Apart from Musk’s increasingly political and destructive behaviour, analysts politely point to model refreshes for a drop in Tesla sales. But nobody wants to drive a car linked to someone whose actions are increasingly right-wing and racist, makes Nazi salutes at Trump’s inauguration, and oversaw nearly a quarter of a million US federal works losing their jobs, and whole agencies, like the excellent USAID, being fed into the “woodchipper”. Musk’s words.
Many of those agencies he has ransacked were investigating Musk’s businesses, including USAID. The conflict of interest issues are multiple and manifold, but will likely never be ventilated or resolved.
Meanwhile, in another of his weird, Muskian corporate tricks, he has sold X (the once-thriving social network known as Twitter) to his AI start-up, xAI. The deal was worth $33 billion without its debt, giving it a $45 billion valuation. This is $1 billion less than when Musk bought it.

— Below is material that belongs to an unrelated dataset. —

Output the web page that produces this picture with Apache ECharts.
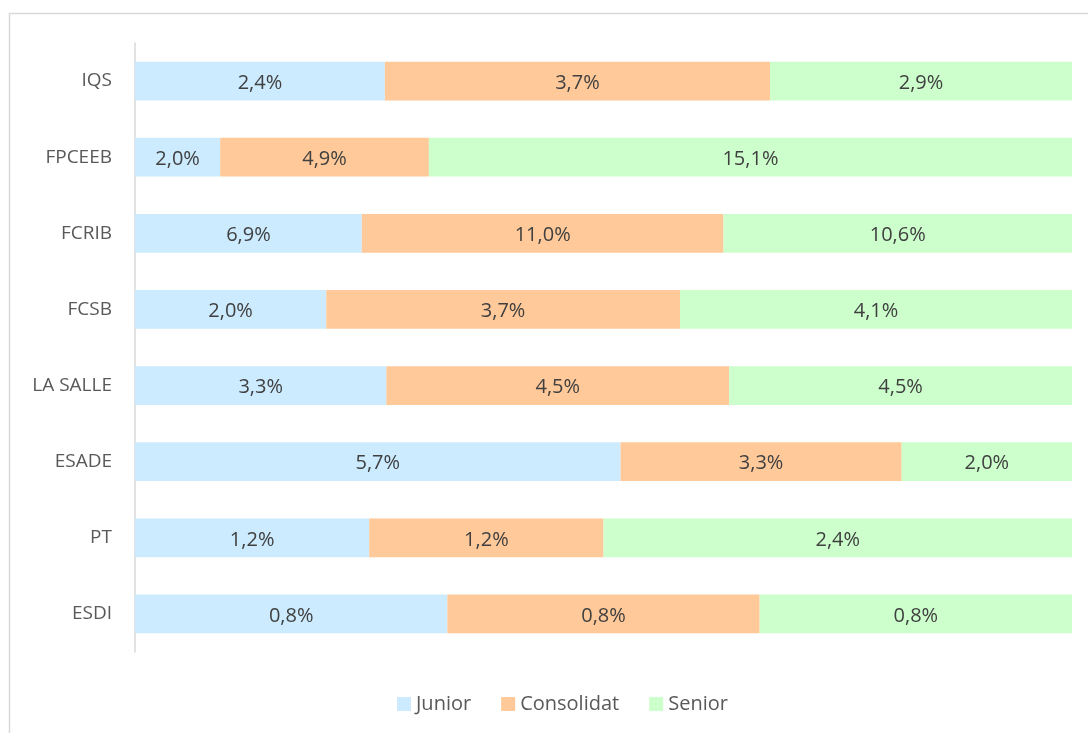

“Elon Musk is opportunistically using the very high valuation he has for his xAI business in order to make his investors in Twitter whole,” Gil Luria, an analyst at DA Davidson, told Forbes. “Nobody benefits more from the merger than Musk himself,” it pointed out, calling it a “$33 billion windfall for Elon Musk.”
Having calculated his net worth at $342 billion for Forbes‘ annual World’s Billionaires list, his estimated 74% stake in X/Twitter was worth $7 billion while his estimated 53% stake in xAI was valued at $26.3 billion. His estimated 59% stake in the new xAI Holdings is now $66.4 billion.
“That’s double the combined value of his stakes prior to the merger. His net worth is now $374 billion,” wrote Forbes. The AI firm is now valued at $80 billion, up from $50 billion last November.
Musk may have to stand down as a special government employee, however, it was reported by Politico this week, because such workers are only allowed to be employed for 130 days. But he has done unending damage to his reputation as an innovative thinker and a business entrepreneur. The Nazi salute and his “doggie” blitzkrieg will be his enduring legacy. History will not be kind to Musk, whose actions concerning USAID alone, and its knock-on effects for Africa, will record that millions of people will die from these heartbreakingly unethical decisions. People will die.
At one of the 200 or so protests outside Tesla showrooms last month, one banner read: “Burn your swastikar before it burns you.”